Figure 6. Side and top views of the trajectory of particles with highest streamwise reach for $L = 1~\textrm {m}$: (a)  $d_n=0$, (b) free jet, and (c)  $d_n=0.83$ (movie 6). (d) Graph showing $\phi (t) \equiv {N_H}/{N_i}$ for different offsets. (e)  Volume flow-rate signals for speaker 1 (violet) and 2 (orange).

At an intermediate offset, for instance $d_n = 0.83$, the trajectory of the particles is shown in figure 6(c) ($L=1~\textrm {m}$). The particles travel downstream with limited lateral deflection until the two jets collide. Upon collision, the particles tend to meander around $x \approx 0.5~\textrm {m}$ until the arrival of the subsequent puffs near $12~\textrm {s}$ (see movie 6). Thereafter, the meandering is replaced by a coordinated motion of the particles towards speaker 2's mouth. The motion is largely a consequence of the entrainment due to the exhaled jet from speaker 2 and partly due to the inhalation that ends around $16~\textrm {s}$ (see movie 10 for details). The particles invade the zone of influence of speaker 2 at $t \approx 17~\textrm {s}$.
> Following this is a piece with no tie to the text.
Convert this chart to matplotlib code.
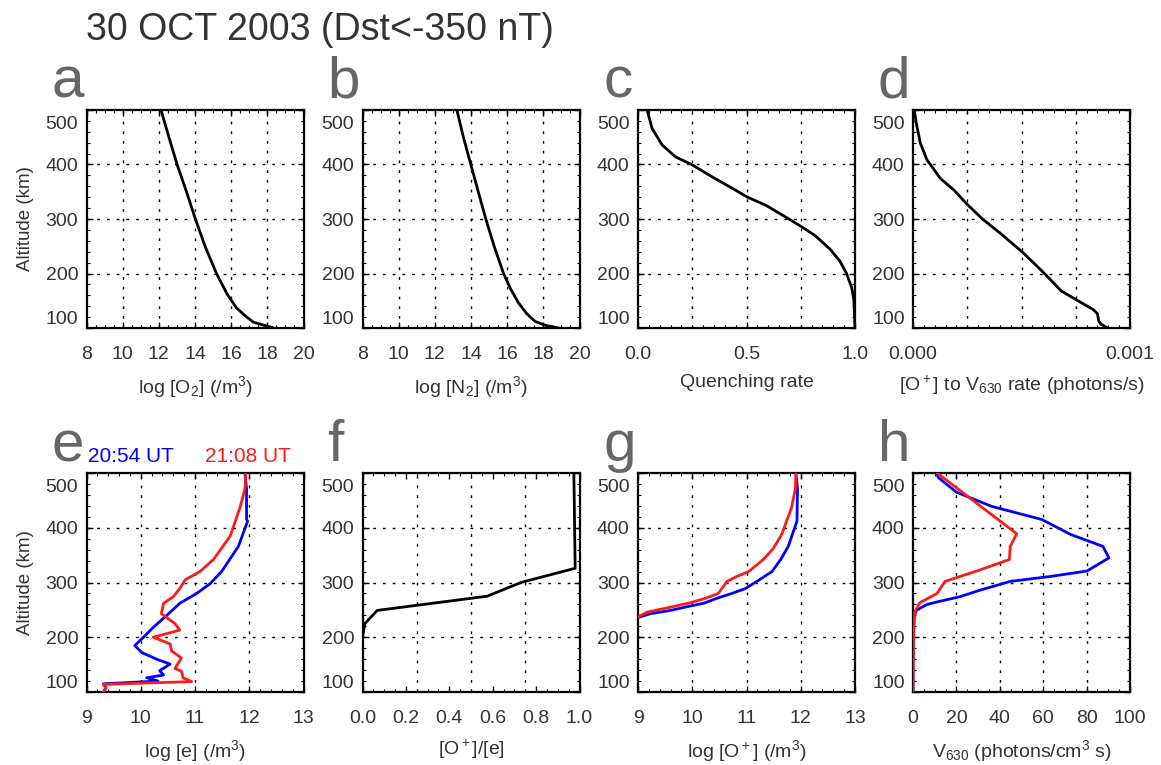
import numpy as np
import matplotlib.pyplot as plt
from matplotlib.ticker import MultipleLocator
from matplotlib.transforms import ScaledTranslation

plt.rcParams['font.family'] = ['Liberation Sans', 'DejaVu Sans']
plt.rcParams['mathtext.fontset'] = 'custom'
plt.rcParams['mathtext.rm'] = 'Liberation Sans'
plt.rcParams['mathtext.it'] = 'Liberation Sans:italic'
plt.rcParams['mathtext.default'] = 'regular'

# ---- neutral atmosphere / rate profiles (top row) ----
alt_o2 = [101, 106, 111, 122, 137, 162, 200, 248, 300, 350, 400, 451, 500]
log_o2 = [18.27, 17.71, 17.21, 16.79, 16.29, 15.78, 15.19, 14.58, 14.02, 13.53, 13.01, 12.55, 12.12]

alt_n2 = [100, 105, 112, 126, 146, 171, 200, 250, 300, 349, 400, 450, 500]
log_n2 = [18.84, 18.1, 17.55, 17.09, 16.63, 16.2, 15.8, 15.28, 14.82, 14.41, 13.99, 13.58, 13.22]

alt_q = [101, 150, 174, 200, 223, 245, 270, 288, 303, 325, 340, 356, 377, 400, 414, 436, 466, 500]
quench = [1.0, 0.995, 0.985, 0.961, 0.93, 0.884, 0.815, 0.745, 0.683, 0.59, 0.505, 0.436, 0.343, 0.247,
          0.173, 0.111, 0.065, 0.042]

alt_rate = [101, 107, 113, 126, 134, 150, 168, 200, 239, 273, 300, 328, 353, 374, 400, 408, 439, 476, 500]
o_rate = [0.892e-3, 0.866e-3, 0.856e-3, 0.850e-3, 0.830e-3, 0.760e-3, 0.683e-3, 0.606e-3, 0.505e-3, 0.405e-3,
          0.320e-3, 0.247e-3, 0.189e-3, 0.127e-3, 0.080e-3, 0.065e-3, 0.034e-3, 0.015e-3, 0.006e-3]

# ---- ionosphere at 20:54 UT (blue) and 21:08 UT (red) ----
alt_e_2054 = [98, 108, 115, 120, 126, 131, 139, 151, 160, 172, 185, 200, 218, 240, 262, 280, 298, 320, 366, 412, 415, 471, 500]
log_e_2054 = [9.30, 9.36, 9.31, 10.32, 10.11, 10.42, 10.35, 10.54, 10.29, 10.02, 9.89, 10.05, 10.23, 10.48, 10.72,
              11.03, 11.28, 11.49, 11.80, 11.97, 11.95, 11.95, 11.92]
alt_e_2108 = [98, 108, 114, 119, 126, 138, 143, 162, 175, 188, 200, 213, 225, 243, 262, 274, 289, 305, 320, 342,
              385, 437, 471, 500]
log_e_2108 = [9.30, 9.36, 9.31, 10.94, 10.78, 10.75, 10.63, 10.75, 10.57, 10.54, 10.23, 10.72, 10.63, 10.38, 10.42,
              10.60, 10.72, 10.82, 11.09, 11.34, 11.65, 11.83, 11.92, 11.94]

alt_frac = [100, 200, 225, 249, 275, 300, 326, 500]
o_frac = [0.0, 0.0, 0.011, 0.068, 0.575, 0.73, 0.98, 0.974]

alt_op_2054 = [236, 243, 249, 257, 262, 271, 280, 289, 302, 320, 342, 366, 412, 471, 500]
log_op_2054 = [9.0, 9.23, 9.60, 9.96, 10.21, 10.45, 10.73, 10.98, 11.19, 11.47, 11.63, 11.77, 11.93, 11.94, 11.91]
alt_op_2108 = [237, 246, 255, 263, 271, 280, 302, 311, 320, 342, 363, 388, 437, 471, 500]
log_op_2108 = [9.0, 9.17, 9.60, 9.96, 10.24, 10.48, 10.64, 10.82, 11.04, 11.31, 11.50, 11.65, 11.83, 11.90, 11.91]

alt_v_2054 = [100, 150, 237, 249, 260, 265, 274, 286, 302, 311, 321, 345, 366, 388, 415, 439, 465, 492, 500]
v630_2054 = [0, 0, 0.5, 1.5, 6.5, 11.6, 21.6, 30.9, 44.8, 63.3, 80.2, 90.3, 87.5, 72.5, 59.4, 36.3, 20.0, 11.6, 10.8]
alt_v_2108 = [100, 212, 246, 263, 280, 302, 323, 342, 366, 389, 500]
v630_2108 = [0, 0.3, 0.8, 3.1, 11.1, 14.7, 30.9, 44.4, 44.8, 47.8, 11.1]

BLUE = '#0000ff'
RED = '#ff1a1a'
TXT = '#333333'
LETTER = '#666666'

W, H = 1161, 765
fig = plt.figure(figsize=(W / 100, H / 100), dpi=100)

col_left = [86.5, 362.5, 638, 913]
col_w = 217
rows = [(110, 328), (473, 692)]


def make_axes(row, col):
    top, bot = rows[row]
    return fig.add_axes([col_left[col] / W, 1 - bot / H, col_w / W, (bot - top) / H])


def style(ax, xlim, xticks, xlabels, xgrid, xminor, xlabel, ylabel=False):
    ax.set_xlim(*xlim)
    ax.set_ylim(100, 500)
    ax.set_xticks(xticks)
    ax.set_xticklabels(xlabels)
    ax.set_yticks([100, 200, 300, 400, 500])
    ax.xaxis.set_minor_locator(MultipleLocator(xminor))
    ax.yaxis.set_minor_locator(MultipleLocator(20))
    ax.tick_params(which='both', direction='in', top=True, right=True, colors='black',
                   labelcolor=TXT, labelsize=14)
    ax.tick_params(which='major', length=4, width=1)
    ax.tick_params(which='minor', length=2.5, width=0.8)
    ax.tick_params(axis='x', pad=13)
    ax.tick_params(axis='y', pad=6)
    for s in ax.spines.values():
        s.set_linewidth(1.6)
    for g in xgrid:
        ax.axvline(g, color='black', lw=1, ls=(0, (2, 5)), zorder=1)
    for g in [200, 300, 400]:
        ax.axhline(g, color='black', lw=1, ls=(0, (2, 5)), zorder=1)
    # end labels of the altitude axis sit inside the frame
    ylabs = ax.get_yticklabels()
    ylabs[0].set_va('bottom')
    ylabs[-1].set_va('top')
    ylabs[-1].set_transform(ylabs[-1].get_transform() + ScaledTranslation(0, -0.06, fig.dpi_scale_trans))
    ax.set_xlabel(xlabel, fontsize=14, color=TXT, labelpad=8)
    if ylabel:
        ax.set_ylabel('Altitude (km)', fontsize=13.5, color=TXT, labelpad=8)


def letter(row, col, s):
    top, _ = rows[row]
    fig.text((col_left[col] - 35) / W, 1 - (top - 12) / H, s, fontsize=42, color=LETTER,
             ha='left', va='baseline')


lw = 2.0

# a
ax = make_axes(0, 0)
ax.plot(log_o2, alt_o2, color='black', lw=lw, zorder=3)
style(ax, (8, 20), range(8, 21, 2), [str(v) for v in range(8, 21, 2)], [10, 12, 14, 16, 18], 0.5,
      r'log [O$_2$] (/m$^3$)', ylabel=True)
letter(0, 0, 'a')

# b
ax = make_axes(0, 1)
ax.plot(log_n2, alt_n2, color='black', lw=lw, zorder=3)
style(ax, (8, 20), range(8, 21, 2), [str(v) for v in range(8, 21, 2)], [10, 12, 14, 16, 18], 0.5,
      r'log [N$_2$] (/m$^3$)')
letter(0, 1, 'b')

# c
ax = make_axes(0, 2)
ax.plot(quench, alt_q, color='black', lw=lw, zorder=3)
style(ax, (0, 1), [0, 0.5, 1.0], ['0.0', '0.5', '1.0'], [0.25, 0.5, 0.75], 0.05, 'Quenching rate')
letter(0, 2, 'c')

# d
ax = make_axes(0, 3)
ax.plot(o_rate, alt_rate, color='black', lw=lw, zorder=3)
style(ax, (0, 0.001), [0, 0.001], ['0.000', '0.001'], [0.00025, 0.0005, 0.00075], 0.00005,
      r'[O$^+$] to V$_{630}$ rate (photons/s)')
letter(0, 3, 'd')

# e
ax = make_axes(1, 0)
ax.plot(log_e_2054, alt_e_2054, color=BLUE, lw=lw, zorder=3)
ax.plot(log_e_2108, alt_e_2108, color=RED, lw=lw, zorder=4)
style(ax, (9, 13), range(9, 14), [str(v) for v in range(9, 14)], [10, 11, 12], 0.2,
      r'log [e] (/m$^3$)', ylabel=True)
letter(1, 0, 'e')
fig.text(88 / W, 1 - 462 / H, '20:54 UT', fontsize=15, color=BLUE, ha='left', va='baseline')
fig.text(205 / W, 1 - 462 / H, '21:08 UT', fontsize=15, color=RED, ha='left', va='baseline')

# f
ax = make_axes(1, 1)
ax.plot(o_frac, alt_frac, color='black', lw=lw, zorder=3)
style(ax, (0, 1), np.arange(0, 1.01, 0.2), ['0.0', '0.2', '0.4', '0.6', '0.8', '1.0'],
      [0.25, 0.5, 0.75], 0.05, r'[O$^+$]/[e]')
letter(1, 1, 'f')

# g
ax = make_axes(1, 2)
ax.plot(log_op_2054, alt_op_2054, color=BLUE, lw=lw, zorder=3)
ax.plot(log_op_2108, alt_op_2108, color=RED, lw=lw, zorder=4)
style(ax, (9, 13), range(9, 14), [str(v) for v in range(9, 14)], [10, 11, 12], 0.2,
      r'log [O$^+$] (/m$^3$)')
letter(1, 2, 'g')

# h
ax = make_axes(1, 3)
ax.plot(v630_2054, alt_v_2054, color=BLUE, lw=lw, zorder=3)
ax.plot(v630_2108, alt_v_2108, color=RED, lw=lw, zorder=4)
style(ax, (0, 100), range(0, 101, 20), [str(v) for v in range(0, 101, 20)], [20, 40, 60, 80], 5,
      r'V$_{630}$ (photons/cm$^3$ s)')
letter(1, 3, 'h')

fig.text(86 / W, 1 - 40 / H, '30 OCT 2003 (Dst<-350 nT)', fontsize=27, color=TXT, ha='left', va='baseline')

fig.savefig('out.png', dpi=100)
Quantitative trends can be analysed from the number of particles $N_H$ in the zone of influence, non-dimensionalized by $N_i$, the number of particles injected in a breath lasting $4~\textrm {s}$. Figure 6(d) displays $\phi \equiv {N_H}/{N_i}$ versus time for a range of offsets, $d_n \in (0.48,0.95)$. Since the particles are unable to reach the zone of influence for $d_n = 0$ and $\infty$, such values are not displayed. The ‘free jet’ in figure 6(d) represents a hypothetical case where speaker 2 is present, with zero offset, but breathes in a way that does not affect the flow from speaker 1. Although there is no inhalation for speaker 2, we still use a hemisphere of radius $5~\textrm {cm}$ to calculate $\phi$. This case is thus used as a reference to highlight the effectiveness of the blocking effect. In figure 6(d), $\phi (t)$ reveals that less than $0.5\,\%$ of the injected particles per breath reach the invasion zone for $d_n \leq 0.77$. However, $\phi$ increases to $1\,\%\text {--}1.5\,\%$ for $0.77 < d_n < 0.89$, which implies that the invading particles increase by a factor of 2–3 in an offset range of $1~\textrm {cm}$. This result is counterintuitive, as the interaction of the jets can not only block but also assist the invasion of particles into the zone of influence (see movie 10 for details).